In early 2013 we appear to be seeing an extension of the trends of 4Q 2012, with improving US and China growth indicators adding demand for cyclical commodity exposures such as base metals, broad commodity exposures and energy, but a looming US debt ceiling fight and concerns about deteriorating growth and debt conditions in Europe keeping demand for perceived risk hedges such as gold ETPs high.
In 4Q 2012 global commodity ETP inflows increased by USD6.1bn, continuing the strong trend of 3Q when flows rose by USD8.8bn. Total inflows for the full year were up USD21.4bn.

Gold ETPs saw the largest inflows, with net new buying of USD4.5bn in 4Q. This follows on net new inflows of USD7.7bn in 3Q, bringing total inflows in 2012 to USD16.7bn

Diversified broad commodity ETPs saw the next largest increase in flows in 4Q, with net inflows of USD568m 4Q and USD1.2bn for the full year.

Crude oil ETPs reversed two consecutive quarters of net outflows in 2Q and 3Q with investors buying USD445m of oil ETPs in 4Q and USD821m in full-year 2012.

Natural gas ETPs also saw strong inflows in 4Q 2012, with net new purchases of USD279m  as signs of reduced US production and expectations of weather-driven increased demand caused investors to anticipate further price gains.
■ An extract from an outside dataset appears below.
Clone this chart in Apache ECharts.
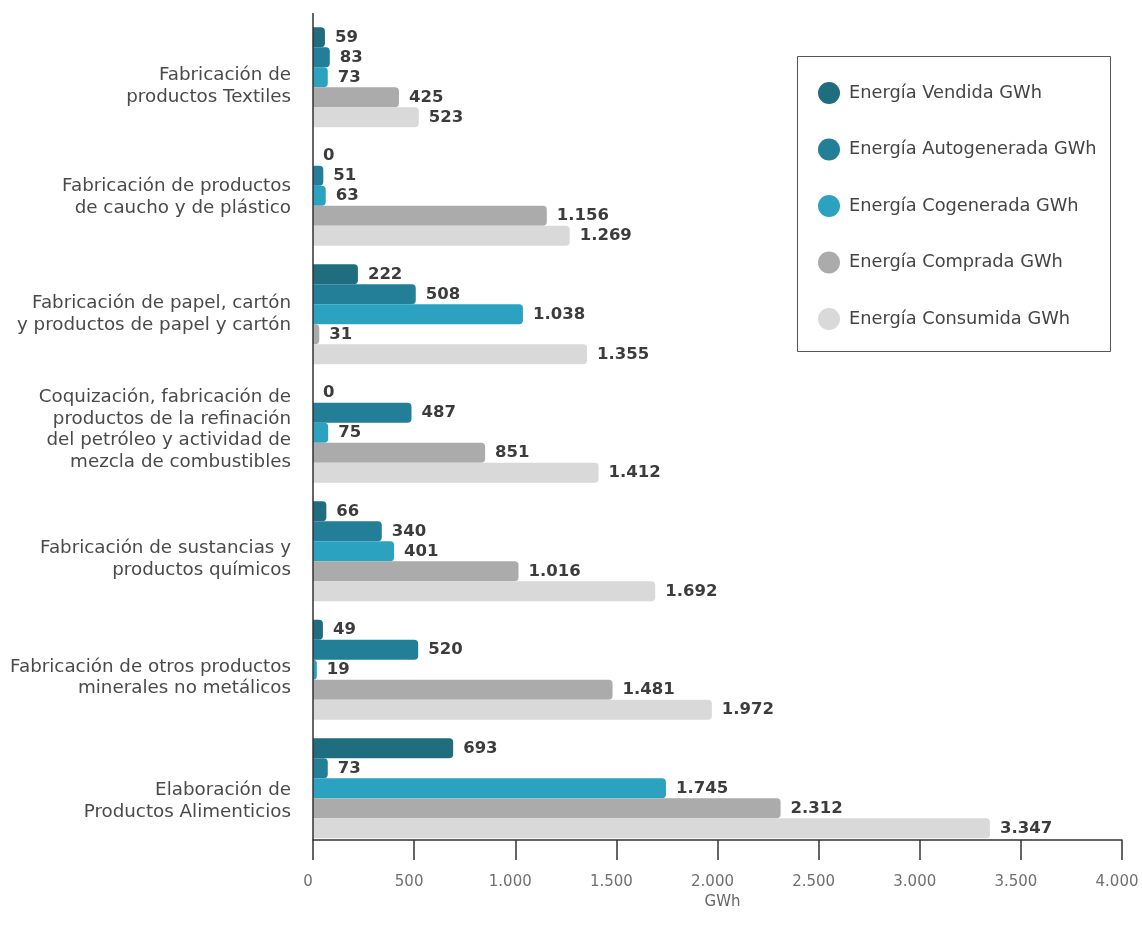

Natural gas ETPs in 2012 received USD828 of net new flows.

A stand-out surprise commodity in 4Q was copper. Copper ETPs saw a USD115m surge of inflows in 4Q following net outflows in 2Q and 3Q. The increase likely reflects investors increasing bullishness on Chinese economic growth and continued copper supply constraints.

Another surprise commodity flow was the USD60m increase in flows into coffee ETPs in 4Q. While coffee price fundamentals remained poor in 4Q, the very sharp drop in coffee prices and net longs in the futures market appears to have attracted investors.
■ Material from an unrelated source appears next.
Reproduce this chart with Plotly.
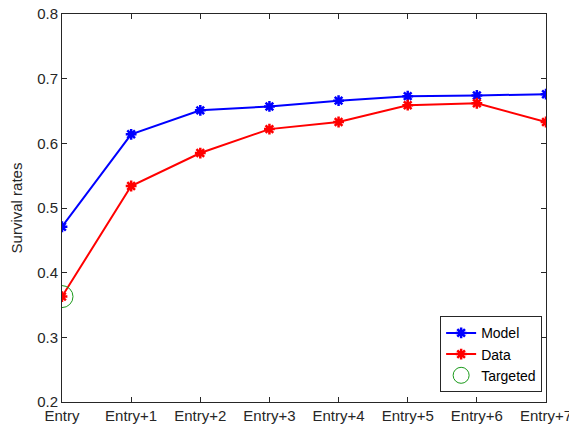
import plotly.graph_objects as go

categories = ["Entry", "Entry+1", "Entry+2", "Entry+3", "Entry+4", "Entry+5", "Entry+6", "Entry+7"]
model = [0.471, 0.614, 0.651, 0.657, 0.666, 0.673, 0.674, 0.676]
data = [0.363, 0.534, 0.585, 0.622, 0.633, 0.659, 0.662, 0.633]
targeted_x = ["Entry"]
targeted_y = [0.363]

FONT = "Liberation Sans, Arial, sans-serif"

fig = go.Figure()
fig.add_trace(go.Scatter(
    x=categories, y=model, mode="lines+markers", name="Model",
    line=dict(color="#0000ff", width=2),
    marker=dict(symbol="asterisk-open", size=9, color="#0000ff", line=dict(color="#0000ff", width=2.5)),
))
fig.add_trace(go.Scatter(
    x=categories, y=data, mode="lines+markers", name="Data",
    line=dict(color="#ff0000", width=2),
    marker=dict(symbol="asterisk-open", size=9, color="#ff0000", line=dict(color="#ff0000", width=2.5)),
))
fig.add_trace(go.Scatter(
    x=targeted_x, y=targeted_y, mode="markers", name="Targeted",
    marker=dict(symbol="circle-open", size=22, color="#1a9a1a", line=dict(color="#1a9a1a", width=1)),
))

axis_common = dict(
    showline=True, linecolor="#262626", linewidth=1, mirror="ticks",
    ticks="inside", ticklen=5, tickcolor="#262626",
    showgrid=False, zeroline=False, automargin=False,
    ticklabeloverflow="allow",
    tickfont=dict(family=FONT, size=15, color="#262626"),
)

# page body has an 8px default margin; size the figure to fit the window
fig.update_layout(
    width=569, height=418,
    margin=dict(l=54, r=31, t=6, b=24, autoexpand=False),
    plot_bgcolor="white", paper_bgcolor="white",
    font=dict(family=FONT, color="#262626"),
    xaxis=dict(**axis_common, type="category", range=[0, 7],
               categoryorder="array", categoryarray=categories),
    yaxis=dict(**axis_common, range=[0.2, 0.8], dtick=0.1, tickformat=".1f",
               title=dict(text="Survival rates", font=dict(size=15), standoff=10)),
    legend=dict(
        x=0.992, y=0.025, xanchor="right", yanchor="bottom",
        bgcolor="white", bordercolor="#262626", borderwidth=1,
        font=dict(family=FONT, size=14, color="#000000"),
        tracegroupgap=0, itemwidth=30,
    ),
    showlegend=True,
)

fig.write_html("out.html")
Nicholas Brooks, head of research and investment strategy at ETF Securities, says: “The nearly USD30bn rise in commodity ETP assets to USD200bn in 2012 was primarily driven by strong investor demand for gold and silver ETPs to hedge against currency debasement as the world’s major central banks made clear their intention to extend current asset purchase programs. Broad commodity, oil and industrial metal ETPs – particularly copper – also saw a pick-up in demand as central bank policies and improved US and China data helped boost interest in more cyclical assets in the latter part of the year.
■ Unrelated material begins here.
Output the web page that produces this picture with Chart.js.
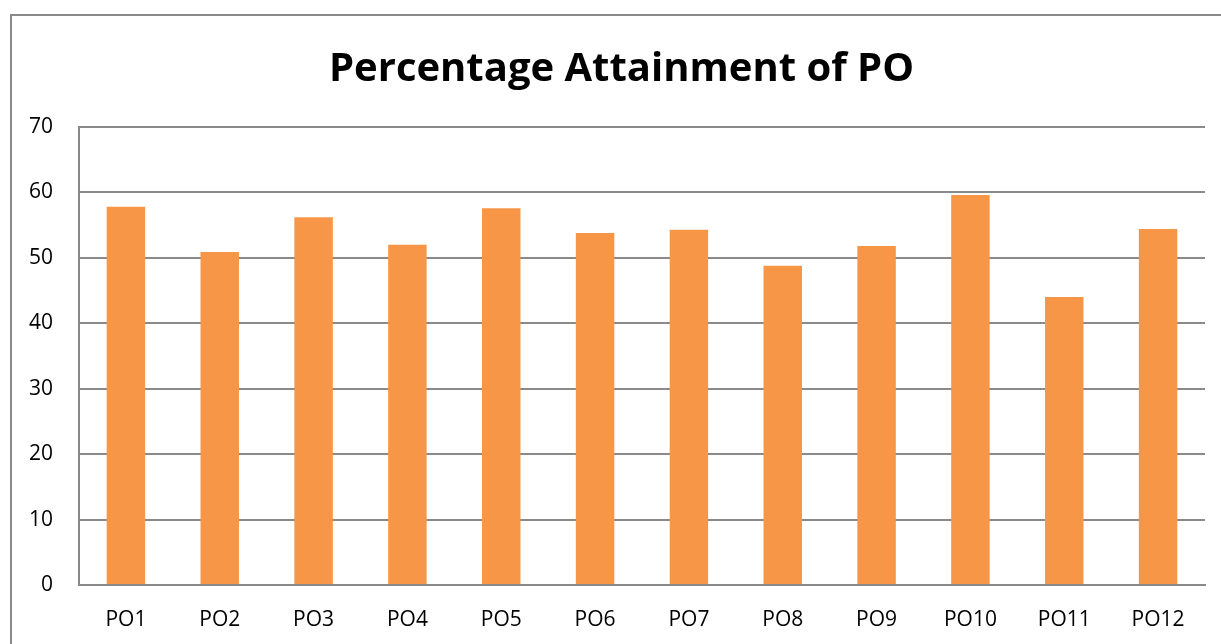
<!DOCTYPE html>
<html>
<head>
<meta charset="utf-8">
<script src="https://cdn.jsdelivr.net/npm/chart.js@4.4.1/dist/chart.umd.min.js"></script>
<style>
  html, body { margin: 0; padding: 0; background: #fff; overflow: hidden; }
  #wrap { position: relative; width: 1221px; height: 644px; }
  #frame { position: absolute; left: 10px; top: 14px; width: 1240px; height: 660px; border: 2px solid #8a8a8a; box-sizing: border-box; }
  canvas { position: absolute; left: 0; top: 0; }
</style>
</head>
<body>
<div id="wrap">
  <div id="frame"></div>
  <canvas id="chart" width="1221" height="644"></canvas>
</div>
<script>
const titleText = 'Percentage Attainment of PO';
const categories = ['PO1', 'PO2', 'PO3', 'PO4', 'PO5', 'PO6', 'PO7', 'PO8', 'PO9', 'PO10', 'PO11', 'PO12'];
const attainment = [57.8, 50.9, 56.2, 52.0, 57.6, 53.8, 54.3, 48.8, 51.8, 59.6, 44.0, 54.4];
const yTicks = [0, 10, 20, 30, 40, 50, 60, 70];

const gridColor = '#8a8a8a';
const fontFamily = '"Open Sans", "Liberation Sans", sans-serif';

// the original title sits a little right of the canvas centre
const shiftTitle = {
  id: 'shiftTitle',
  afterLayout(chart) {
    if (chart.titleBlock) chart.titleBlock.left += 38;
  }
};

new Chart(document.getElementById('chart'), {
  type: 'bar',
  data: {
    labels: categories,
    datasets: [{
      label: 'Attainment',
      data: attainment,
      backgroundColor: '#f79646',
      borderWidth: 0,
      barPercentage: 0.41,
      categoryPercentage: 1
    }]
  },
  options: {
    responsive: false,
    animation: false,
    layout: { padding: { left: 0, right: 16, top: 0, bottom: 0 } },
    plugins: {
      legend: { display: false },
      tooltip: { enabled: false },
      title: {
        display: true,
        text: titleText,
        color: '#000',
        font: { family: fontFamily, size: 40, weight: 'bold', lineHeight: 1.2 },
        padding: { top: 46, bottom: 33 }
      }
    },
    scales: {
      x: {
        grid: { display: false, drawTicks: false },
        border: { display: true, color: gridColor, width: 2 },
        ticks: { color: '#000', font: { family: fontFamily, size: 21 }, padding: 22 },
        afterFit: s => { s.height = 59; }
      },
      y: {
        min: 0,
        max: 70,
        afterBuildTicks: s => { s.ticks = yTicks.map(v => ({ value: v })); },
        grid: { color: gridColor, lineWidth: 2, drawTicks: false },
        border: { display: true, color: gridColor, width: 2 },
        ticks: { color: '#000', font: { family: fontFamily, size: 21 }, padding: 26 },
        afterFit: s => { s.width = 79; }
      }
    }
  },
  plugins: [shiftTitle]
});
</script>
</body>
</html>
“As we move into 2013, demand for gold ETPs remains strong as investors hedge against worst case US budget ceiling outcomes and potential major reserve currency debasement scenarios as US, European and Japan government debt levels continue to rise.  The demand for broad commodity, industrial metal and white precious metal ETPs will depend very much on whether the US averts a major debt crisis over its self-imposed debt-ceiling and whether the improvement in US and China economic growth proves to be sustainable.”